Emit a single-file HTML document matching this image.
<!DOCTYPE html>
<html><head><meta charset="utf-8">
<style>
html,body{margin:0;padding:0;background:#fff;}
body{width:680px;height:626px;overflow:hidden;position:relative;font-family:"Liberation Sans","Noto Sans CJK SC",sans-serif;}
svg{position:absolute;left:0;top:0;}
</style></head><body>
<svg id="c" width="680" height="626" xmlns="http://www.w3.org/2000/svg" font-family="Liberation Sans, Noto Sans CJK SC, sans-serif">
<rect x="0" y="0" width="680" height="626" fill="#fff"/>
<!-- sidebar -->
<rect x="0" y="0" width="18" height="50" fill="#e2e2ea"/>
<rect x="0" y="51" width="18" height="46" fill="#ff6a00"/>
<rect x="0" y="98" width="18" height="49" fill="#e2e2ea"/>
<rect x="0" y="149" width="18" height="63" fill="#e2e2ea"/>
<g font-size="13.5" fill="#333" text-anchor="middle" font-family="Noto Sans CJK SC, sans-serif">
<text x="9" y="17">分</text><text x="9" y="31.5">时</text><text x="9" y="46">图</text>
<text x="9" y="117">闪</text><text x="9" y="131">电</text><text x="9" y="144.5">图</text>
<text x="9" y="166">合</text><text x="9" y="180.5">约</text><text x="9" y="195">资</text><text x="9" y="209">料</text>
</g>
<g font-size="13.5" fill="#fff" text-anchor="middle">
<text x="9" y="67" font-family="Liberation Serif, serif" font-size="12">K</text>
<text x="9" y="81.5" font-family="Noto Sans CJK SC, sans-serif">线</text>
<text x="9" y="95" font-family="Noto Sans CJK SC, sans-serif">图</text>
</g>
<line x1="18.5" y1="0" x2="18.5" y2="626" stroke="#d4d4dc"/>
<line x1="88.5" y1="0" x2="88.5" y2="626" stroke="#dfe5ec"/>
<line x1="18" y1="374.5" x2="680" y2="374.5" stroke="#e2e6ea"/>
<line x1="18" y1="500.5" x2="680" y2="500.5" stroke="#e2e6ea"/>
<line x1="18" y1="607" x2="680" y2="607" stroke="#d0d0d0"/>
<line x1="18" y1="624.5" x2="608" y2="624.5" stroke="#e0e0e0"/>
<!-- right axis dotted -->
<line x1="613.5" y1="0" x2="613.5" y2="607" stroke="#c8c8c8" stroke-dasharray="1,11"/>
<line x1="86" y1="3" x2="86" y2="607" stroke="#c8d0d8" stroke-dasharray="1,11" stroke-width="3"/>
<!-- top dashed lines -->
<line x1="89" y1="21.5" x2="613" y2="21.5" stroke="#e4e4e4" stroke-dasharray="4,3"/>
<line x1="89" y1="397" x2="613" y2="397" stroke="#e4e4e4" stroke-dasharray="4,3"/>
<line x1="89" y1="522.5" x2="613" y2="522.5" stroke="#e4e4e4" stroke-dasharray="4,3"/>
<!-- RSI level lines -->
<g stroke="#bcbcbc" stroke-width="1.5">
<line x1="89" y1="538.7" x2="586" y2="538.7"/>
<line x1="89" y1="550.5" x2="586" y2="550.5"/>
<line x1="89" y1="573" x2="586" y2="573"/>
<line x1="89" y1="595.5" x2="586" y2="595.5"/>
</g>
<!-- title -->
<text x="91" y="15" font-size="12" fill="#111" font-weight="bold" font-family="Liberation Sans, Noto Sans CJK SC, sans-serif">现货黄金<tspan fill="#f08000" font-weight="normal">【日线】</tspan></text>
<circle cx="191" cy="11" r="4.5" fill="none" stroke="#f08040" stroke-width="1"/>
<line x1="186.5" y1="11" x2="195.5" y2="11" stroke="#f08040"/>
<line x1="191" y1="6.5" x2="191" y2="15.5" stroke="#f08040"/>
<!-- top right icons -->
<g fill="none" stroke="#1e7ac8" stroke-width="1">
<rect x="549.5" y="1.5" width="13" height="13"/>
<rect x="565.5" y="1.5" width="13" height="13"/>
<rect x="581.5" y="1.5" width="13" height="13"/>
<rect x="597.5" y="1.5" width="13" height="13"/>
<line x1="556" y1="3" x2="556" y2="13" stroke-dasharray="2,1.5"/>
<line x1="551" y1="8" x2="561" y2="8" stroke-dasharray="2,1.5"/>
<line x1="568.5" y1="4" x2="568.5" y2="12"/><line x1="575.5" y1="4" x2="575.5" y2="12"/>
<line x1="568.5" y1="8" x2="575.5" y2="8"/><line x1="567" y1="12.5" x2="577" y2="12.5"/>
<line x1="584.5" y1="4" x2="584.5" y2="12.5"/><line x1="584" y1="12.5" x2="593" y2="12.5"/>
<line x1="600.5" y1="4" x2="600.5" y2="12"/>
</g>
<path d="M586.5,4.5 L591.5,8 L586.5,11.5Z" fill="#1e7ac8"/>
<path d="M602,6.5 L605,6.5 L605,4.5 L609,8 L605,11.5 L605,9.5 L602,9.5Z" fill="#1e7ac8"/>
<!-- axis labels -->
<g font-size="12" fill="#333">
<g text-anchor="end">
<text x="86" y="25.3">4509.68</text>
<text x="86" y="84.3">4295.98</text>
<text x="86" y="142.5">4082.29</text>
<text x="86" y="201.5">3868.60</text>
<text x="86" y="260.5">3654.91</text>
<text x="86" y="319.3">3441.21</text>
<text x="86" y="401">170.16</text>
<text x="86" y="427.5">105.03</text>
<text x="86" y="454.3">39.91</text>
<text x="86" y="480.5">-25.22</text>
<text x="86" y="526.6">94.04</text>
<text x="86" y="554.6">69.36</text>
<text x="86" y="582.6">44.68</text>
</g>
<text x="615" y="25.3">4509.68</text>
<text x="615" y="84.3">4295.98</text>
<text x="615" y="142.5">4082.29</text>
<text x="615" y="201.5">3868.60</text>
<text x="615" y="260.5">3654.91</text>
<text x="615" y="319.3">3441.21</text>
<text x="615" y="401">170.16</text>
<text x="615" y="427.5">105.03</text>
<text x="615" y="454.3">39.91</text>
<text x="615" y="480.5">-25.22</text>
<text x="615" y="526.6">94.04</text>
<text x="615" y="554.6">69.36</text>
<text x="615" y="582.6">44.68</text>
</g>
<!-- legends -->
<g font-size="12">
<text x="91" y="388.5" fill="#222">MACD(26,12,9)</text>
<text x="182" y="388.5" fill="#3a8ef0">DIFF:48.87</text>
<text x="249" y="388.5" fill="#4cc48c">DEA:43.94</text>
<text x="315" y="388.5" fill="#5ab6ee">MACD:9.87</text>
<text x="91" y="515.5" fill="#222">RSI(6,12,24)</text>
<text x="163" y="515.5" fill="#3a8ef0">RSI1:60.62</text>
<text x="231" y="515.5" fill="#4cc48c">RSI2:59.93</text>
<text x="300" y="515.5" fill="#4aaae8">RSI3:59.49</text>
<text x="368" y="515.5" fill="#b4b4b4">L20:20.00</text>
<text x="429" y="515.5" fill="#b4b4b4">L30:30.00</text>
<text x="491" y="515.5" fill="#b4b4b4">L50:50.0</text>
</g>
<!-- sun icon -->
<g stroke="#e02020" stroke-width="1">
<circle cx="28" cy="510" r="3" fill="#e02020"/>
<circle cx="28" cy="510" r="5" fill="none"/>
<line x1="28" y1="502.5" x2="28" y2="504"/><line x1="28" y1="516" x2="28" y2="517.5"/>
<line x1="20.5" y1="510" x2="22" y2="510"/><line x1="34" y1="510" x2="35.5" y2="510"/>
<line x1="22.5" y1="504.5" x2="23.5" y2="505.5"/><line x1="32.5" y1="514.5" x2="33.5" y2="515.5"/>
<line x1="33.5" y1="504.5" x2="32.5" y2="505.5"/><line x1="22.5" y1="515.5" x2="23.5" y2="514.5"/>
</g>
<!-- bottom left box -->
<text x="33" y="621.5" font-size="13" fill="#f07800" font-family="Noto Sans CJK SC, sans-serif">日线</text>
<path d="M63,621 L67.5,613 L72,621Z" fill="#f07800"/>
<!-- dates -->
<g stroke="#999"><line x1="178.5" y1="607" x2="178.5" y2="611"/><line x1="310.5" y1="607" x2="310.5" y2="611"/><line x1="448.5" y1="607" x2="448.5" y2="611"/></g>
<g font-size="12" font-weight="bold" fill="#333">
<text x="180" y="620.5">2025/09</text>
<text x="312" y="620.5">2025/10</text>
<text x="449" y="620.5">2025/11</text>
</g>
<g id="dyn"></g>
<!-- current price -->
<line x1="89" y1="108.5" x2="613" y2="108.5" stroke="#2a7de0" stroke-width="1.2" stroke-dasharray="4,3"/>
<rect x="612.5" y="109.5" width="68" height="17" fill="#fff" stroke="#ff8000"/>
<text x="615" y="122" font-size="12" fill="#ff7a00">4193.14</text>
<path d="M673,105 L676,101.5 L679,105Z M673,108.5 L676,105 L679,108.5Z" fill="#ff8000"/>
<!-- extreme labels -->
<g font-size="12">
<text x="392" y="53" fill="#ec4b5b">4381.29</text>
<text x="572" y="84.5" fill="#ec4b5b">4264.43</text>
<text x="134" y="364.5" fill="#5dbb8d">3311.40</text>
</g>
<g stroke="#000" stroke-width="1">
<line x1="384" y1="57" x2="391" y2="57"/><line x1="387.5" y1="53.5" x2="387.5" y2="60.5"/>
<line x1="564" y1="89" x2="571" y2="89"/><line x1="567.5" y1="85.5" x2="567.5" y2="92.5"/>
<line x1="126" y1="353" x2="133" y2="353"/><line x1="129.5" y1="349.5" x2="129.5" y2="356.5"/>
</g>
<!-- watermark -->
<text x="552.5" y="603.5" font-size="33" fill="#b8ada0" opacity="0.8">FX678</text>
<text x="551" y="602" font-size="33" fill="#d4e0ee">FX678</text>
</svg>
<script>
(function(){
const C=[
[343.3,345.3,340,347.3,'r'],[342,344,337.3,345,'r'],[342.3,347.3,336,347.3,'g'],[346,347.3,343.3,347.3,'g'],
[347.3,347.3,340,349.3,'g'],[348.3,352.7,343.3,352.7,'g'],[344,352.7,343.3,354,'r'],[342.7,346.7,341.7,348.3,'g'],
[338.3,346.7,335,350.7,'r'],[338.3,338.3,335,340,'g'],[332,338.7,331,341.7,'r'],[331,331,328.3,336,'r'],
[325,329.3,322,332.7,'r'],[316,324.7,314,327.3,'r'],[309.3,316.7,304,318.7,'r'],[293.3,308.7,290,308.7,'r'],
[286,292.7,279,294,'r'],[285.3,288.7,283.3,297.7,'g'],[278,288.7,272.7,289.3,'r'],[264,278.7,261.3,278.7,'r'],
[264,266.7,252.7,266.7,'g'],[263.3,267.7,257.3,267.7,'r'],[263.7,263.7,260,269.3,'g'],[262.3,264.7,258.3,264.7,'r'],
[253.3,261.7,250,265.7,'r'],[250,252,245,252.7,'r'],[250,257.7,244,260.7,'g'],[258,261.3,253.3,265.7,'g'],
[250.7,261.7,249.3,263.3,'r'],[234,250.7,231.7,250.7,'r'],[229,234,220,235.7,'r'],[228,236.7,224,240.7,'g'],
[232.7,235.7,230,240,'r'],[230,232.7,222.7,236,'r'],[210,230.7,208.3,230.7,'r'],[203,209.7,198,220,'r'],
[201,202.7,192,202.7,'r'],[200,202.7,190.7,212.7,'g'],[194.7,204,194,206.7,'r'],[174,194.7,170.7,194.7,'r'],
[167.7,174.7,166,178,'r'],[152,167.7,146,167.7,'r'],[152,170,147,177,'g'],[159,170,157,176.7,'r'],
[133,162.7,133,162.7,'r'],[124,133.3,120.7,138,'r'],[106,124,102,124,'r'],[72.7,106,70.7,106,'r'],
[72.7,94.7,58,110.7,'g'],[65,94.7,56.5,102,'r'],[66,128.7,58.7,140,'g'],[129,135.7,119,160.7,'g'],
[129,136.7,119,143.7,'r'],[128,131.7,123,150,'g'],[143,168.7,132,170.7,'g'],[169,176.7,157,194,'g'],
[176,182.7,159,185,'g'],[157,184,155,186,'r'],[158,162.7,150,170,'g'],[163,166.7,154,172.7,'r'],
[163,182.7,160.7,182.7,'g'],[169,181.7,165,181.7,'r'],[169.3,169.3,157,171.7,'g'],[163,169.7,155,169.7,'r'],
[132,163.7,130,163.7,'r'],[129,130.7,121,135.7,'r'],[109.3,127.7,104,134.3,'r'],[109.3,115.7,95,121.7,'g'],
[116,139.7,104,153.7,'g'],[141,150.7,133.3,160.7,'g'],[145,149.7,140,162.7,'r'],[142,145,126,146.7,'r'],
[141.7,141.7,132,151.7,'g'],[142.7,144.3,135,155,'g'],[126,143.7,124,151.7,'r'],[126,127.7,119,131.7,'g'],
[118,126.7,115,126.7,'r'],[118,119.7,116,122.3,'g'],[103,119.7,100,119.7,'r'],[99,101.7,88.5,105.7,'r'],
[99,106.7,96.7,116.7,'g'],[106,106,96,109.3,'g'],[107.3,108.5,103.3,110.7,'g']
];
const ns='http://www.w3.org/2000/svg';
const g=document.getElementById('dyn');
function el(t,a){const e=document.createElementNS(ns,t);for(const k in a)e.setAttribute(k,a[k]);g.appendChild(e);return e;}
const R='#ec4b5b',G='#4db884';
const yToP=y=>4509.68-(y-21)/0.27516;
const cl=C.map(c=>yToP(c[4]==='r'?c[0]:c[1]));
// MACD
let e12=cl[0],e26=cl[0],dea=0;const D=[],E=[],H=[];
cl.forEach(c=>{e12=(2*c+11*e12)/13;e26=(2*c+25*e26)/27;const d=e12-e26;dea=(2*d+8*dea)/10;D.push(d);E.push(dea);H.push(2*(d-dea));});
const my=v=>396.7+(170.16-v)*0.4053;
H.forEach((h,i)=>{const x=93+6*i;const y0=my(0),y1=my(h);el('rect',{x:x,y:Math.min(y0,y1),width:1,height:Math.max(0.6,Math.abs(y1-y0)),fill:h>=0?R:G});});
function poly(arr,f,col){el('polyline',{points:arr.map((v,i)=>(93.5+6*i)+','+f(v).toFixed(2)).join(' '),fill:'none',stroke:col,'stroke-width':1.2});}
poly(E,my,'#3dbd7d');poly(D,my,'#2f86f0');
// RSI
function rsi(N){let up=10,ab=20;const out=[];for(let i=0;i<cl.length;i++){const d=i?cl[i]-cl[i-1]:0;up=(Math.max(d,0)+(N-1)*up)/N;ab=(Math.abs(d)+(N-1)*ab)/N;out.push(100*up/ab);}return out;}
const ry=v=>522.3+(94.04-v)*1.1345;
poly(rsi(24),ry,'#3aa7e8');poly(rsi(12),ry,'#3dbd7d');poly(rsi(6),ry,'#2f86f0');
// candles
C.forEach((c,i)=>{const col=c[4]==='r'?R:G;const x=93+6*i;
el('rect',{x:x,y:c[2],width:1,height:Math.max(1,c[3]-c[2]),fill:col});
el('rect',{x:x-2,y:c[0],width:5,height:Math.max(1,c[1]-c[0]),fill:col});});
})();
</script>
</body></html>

_ _ _

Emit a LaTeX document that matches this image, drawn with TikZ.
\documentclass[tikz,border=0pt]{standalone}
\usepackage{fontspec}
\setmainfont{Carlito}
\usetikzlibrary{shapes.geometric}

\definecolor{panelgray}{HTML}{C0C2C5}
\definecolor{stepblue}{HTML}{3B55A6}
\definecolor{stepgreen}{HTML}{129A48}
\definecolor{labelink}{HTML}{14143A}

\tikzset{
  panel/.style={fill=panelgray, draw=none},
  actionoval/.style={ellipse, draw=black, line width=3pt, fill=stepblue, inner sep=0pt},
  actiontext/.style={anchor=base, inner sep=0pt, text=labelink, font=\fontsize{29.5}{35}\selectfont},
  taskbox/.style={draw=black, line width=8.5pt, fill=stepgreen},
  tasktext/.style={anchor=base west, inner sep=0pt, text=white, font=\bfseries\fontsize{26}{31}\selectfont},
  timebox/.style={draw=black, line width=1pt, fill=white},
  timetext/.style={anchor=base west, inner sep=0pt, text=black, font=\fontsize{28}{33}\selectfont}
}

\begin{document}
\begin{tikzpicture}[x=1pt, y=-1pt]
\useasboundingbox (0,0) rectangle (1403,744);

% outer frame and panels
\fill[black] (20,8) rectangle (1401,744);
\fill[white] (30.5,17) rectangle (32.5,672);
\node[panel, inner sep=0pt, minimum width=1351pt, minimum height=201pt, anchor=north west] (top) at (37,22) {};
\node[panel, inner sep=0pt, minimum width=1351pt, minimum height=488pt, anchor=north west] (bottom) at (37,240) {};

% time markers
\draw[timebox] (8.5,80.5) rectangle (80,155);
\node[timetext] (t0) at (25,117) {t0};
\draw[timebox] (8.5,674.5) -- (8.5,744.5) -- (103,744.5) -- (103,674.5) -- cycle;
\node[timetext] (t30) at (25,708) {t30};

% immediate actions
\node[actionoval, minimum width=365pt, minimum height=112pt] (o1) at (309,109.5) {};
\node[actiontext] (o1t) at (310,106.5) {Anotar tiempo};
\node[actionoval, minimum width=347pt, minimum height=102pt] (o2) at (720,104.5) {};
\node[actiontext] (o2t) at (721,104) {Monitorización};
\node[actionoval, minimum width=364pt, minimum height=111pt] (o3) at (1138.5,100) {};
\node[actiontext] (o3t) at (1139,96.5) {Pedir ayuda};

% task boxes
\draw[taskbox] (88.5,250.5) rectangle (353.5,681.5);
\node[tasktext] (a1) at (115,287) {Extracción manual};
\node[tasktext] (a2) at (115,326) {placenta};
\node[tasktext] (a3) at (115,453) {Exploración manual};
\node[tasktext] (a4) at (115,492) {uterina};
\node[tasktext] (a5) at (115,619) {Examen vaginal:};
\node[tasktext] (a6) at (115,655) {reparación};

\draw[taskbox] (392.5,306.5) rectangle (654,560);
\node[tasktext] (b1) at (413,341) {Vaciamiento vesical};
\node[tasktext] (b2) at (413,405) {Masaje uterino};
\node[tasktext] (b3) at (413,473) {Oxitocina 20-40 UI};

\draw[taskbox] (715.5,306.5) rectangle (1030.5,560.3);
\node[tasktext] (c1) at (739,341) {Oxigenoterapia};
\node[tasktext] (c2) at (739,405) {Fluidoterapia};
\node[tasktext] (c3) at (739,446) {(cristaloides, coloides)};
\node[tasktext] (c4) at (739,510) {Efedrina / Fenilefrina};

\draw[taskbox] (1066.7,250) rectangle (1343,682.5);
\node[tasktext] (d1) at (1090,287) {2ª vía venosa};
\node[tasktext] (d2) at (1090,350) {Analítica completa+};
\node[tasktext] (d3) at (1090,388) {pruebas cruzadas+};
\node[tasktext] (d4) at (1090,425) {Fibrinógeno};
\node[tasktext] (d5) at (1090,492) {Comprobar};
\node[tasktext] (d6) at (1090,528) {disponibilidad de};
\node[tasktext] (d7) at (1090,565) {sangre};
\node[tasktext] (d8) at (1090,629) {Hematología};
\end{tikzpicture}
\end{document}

_ _ _

§ **PROBLEM**:
Which lines of the data include "Emit"? Copy each of them.

§ **WRITTEN REPLY**:
Emit a single-file HTML document matching this image.
Emit a LaTeX document that matches this image, drawn with TikZ.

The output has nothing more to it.